We know relatively little about the internal infrastructure at Google. The only thing you can gleam is by either being employed at Google, or by reading papers.

Google use a model where distribution and supervision happens at the UNIX process level. This makes sense for a number of reasons:

Processes have isolation in UNIX due to the protection from the memory-management-unit.
A crashing process can be restarted, perhaps on another machine.
UNIX is a well-known target.

On top of this, Google builds infrastructure which allows you to "plug in" sequential systems in order to easily make them distributed. The "Chubby lock manager" comes to mind here.

In contrast, Erlangs model is about protection as well, but for light-weight-processes running in the same memory space or by communication over TCP sockets. It provides its own eco-system in which to handle supervision and distribution. Thus while the problems are the same at the surface, the details are different.

The quote also gets a number of things utterly wrong:

Erlang is a safe language in the sense that a program will either progress to compute a value or by faulting with an error, often resulting in a crash of said process. There is no way the program can "go wrong" in the sense of undefined behaviour. Erlang does support a variant of static typing, namely success typing. Type enforcement is entirely at run-time however. Erlang does not have a rich type system, like what some people call "strongly typed".
Erlang has very fast string processing. I don't know where that myth comes from.

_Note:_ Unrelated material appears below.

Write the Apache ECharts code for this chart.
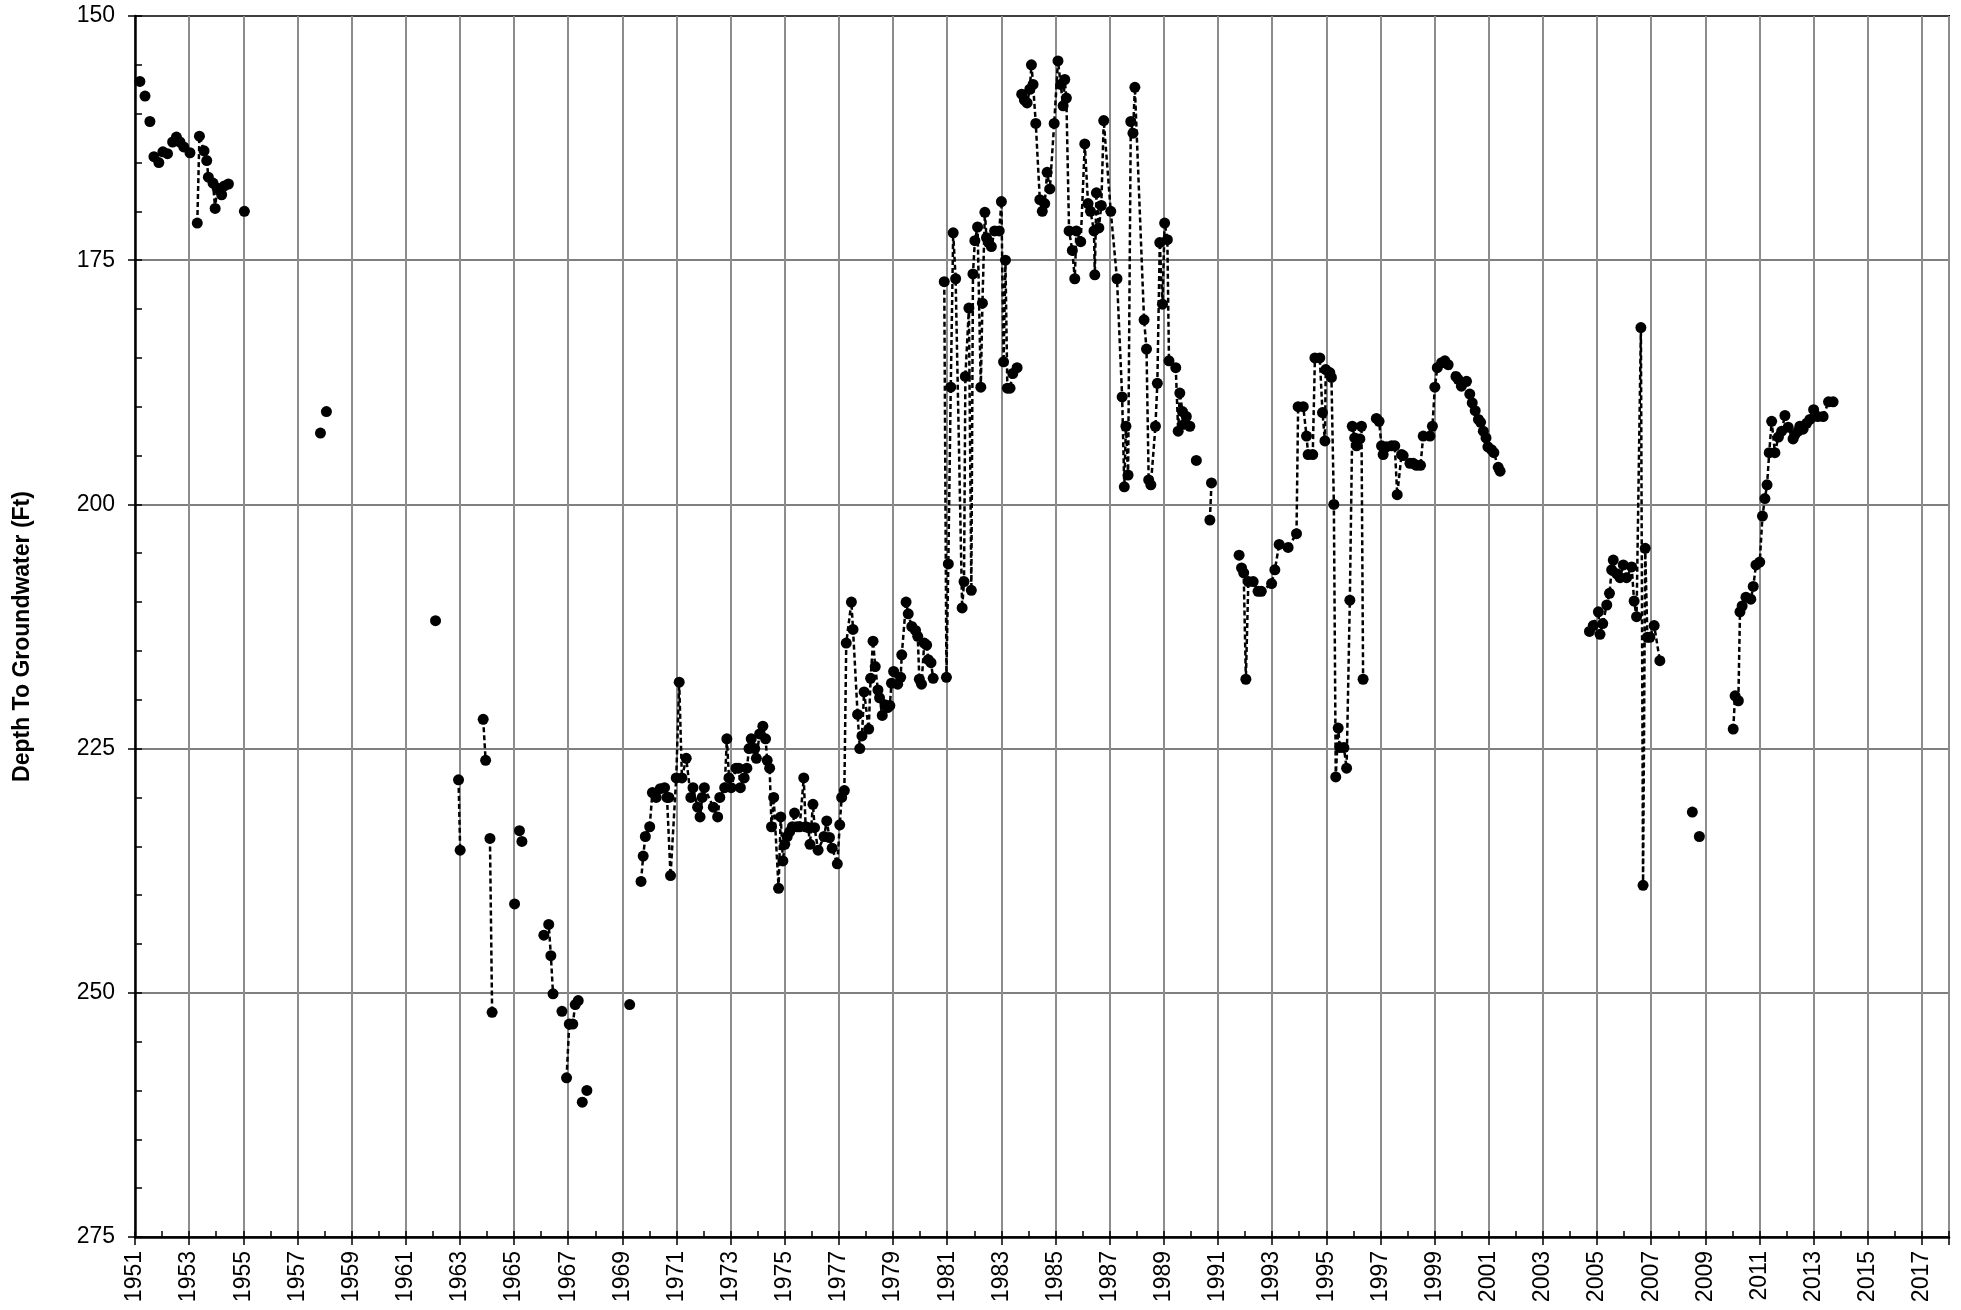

It takes more knowledge to work with Erlangs string processing, but it has the distinct advantage that it rules out many typical bugs which occur when processing strings in other languages.

The reason nobody answers this question is that it is hard. A google employee probably can't due to leaking of IP. A non-google employee can only point to the relevant papers about their infrastructure.

Suffice to say though, you will need distribution capabilities in any larger system setup today. But the question is "Do you get this by copying what google did 5-10 years ago?"